Getting to value is a great mindset though. During the decomposition process the way to get to value fast is to work within the monolith. Build a well defined API using the bounded context discovery work. Then wire that well factored API up using the existing messy code underneath. This will make the engineers cringe but will prove out that the API is valuable and correct. The code underneath can then be straightened up to match the well defined API.
Once my son and I have created some tidy sub-piles then we begin moving them to boxes. When a box is well worn toys may spill from the holes so it is important to inspect them before use. Similarly, ensure the new APIs have well defined walls or seams. One API should not reach into another to change it’s state. This may look like the orders-api storing it’s data into an orders-data-api. Or an orchestration-api reaching into multiple APIs to “set things up.” This is more art than science and good looks to minimize the network traffic on each request to the system. Systems should act as sources of truth and work even if one component is down. Eventual consistency is key here.
Do you need to pause all feature work while the decomposition process is going on? No, but you do need communication. New feature work needs to go through the same discovery process as the existing work. Then when you are sure of what sub-pile the new work belongs you can either create the pile or add it to the existing work.
The largest killer of this whole process is lack of resolve. When my son begins playing with toys instead of sorting them I have to gently correct him so that we stay on focus. To you this might look like a priority shift. Perhaps one of the products is on fire and you need to shift resources to fight it. Don’t! The truth is this refactor work is likely a multi-year process for the first system. For every week that you disrupt a team you likely set them back two.
Another killer is rushing. When you hear an engineer say it’ll take six months they might be overconfident and it’ll really take a year. It will be tempting to put the engineer with the lowest estimation in charge. The decomposition process takes a long time, there is no way to speed it up.
A cousin to rushing is attempting to throw more people at the problem. If I only had more engineers this project would move faster! The truth is once the bounded contexts have been defined you may only need a single engineer to execute on the refactor.

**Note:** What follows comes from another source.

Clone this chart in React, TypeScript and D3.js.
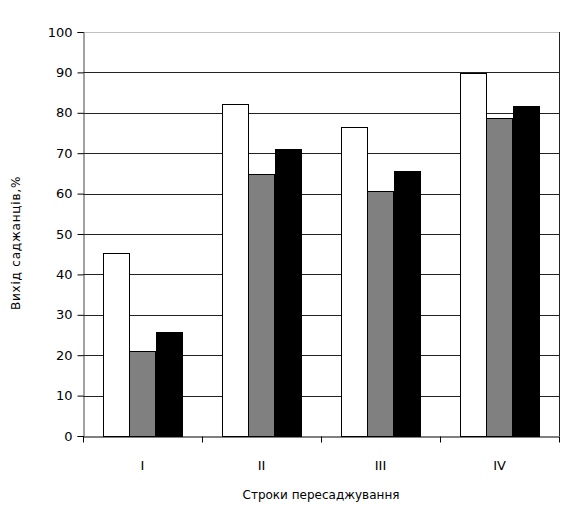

Adding more people just increases the lines of communication and slows the work down.
The truth is the time to pull systems out will decrease dramatically after each system is removed. The first may be a multi-year project but the second and third will be faster. This is why my son likes the large pile. The first few sub-piles take time but once the cruft is out of the way it gets faster to sort toys. The same thing happens with code. The first refactor is actually touches on the second and third. Each pass is a bit faster than the last.
So is it worth it in the end? A monolith in and of itself is not bad. I have seen monoliths scale businesses to 100M+ in revenue. I have also seen new products formed from the extracted APIs and new life breathed into old companies.
It can be worth it. I love seeing my son’s happy dance at the end of the process, “There is so much room to play daddy!” The questions you need to answer are; “How stuck are my engineers?” and “How much resolve do I have?” Once you know the answers to both you can begin the process.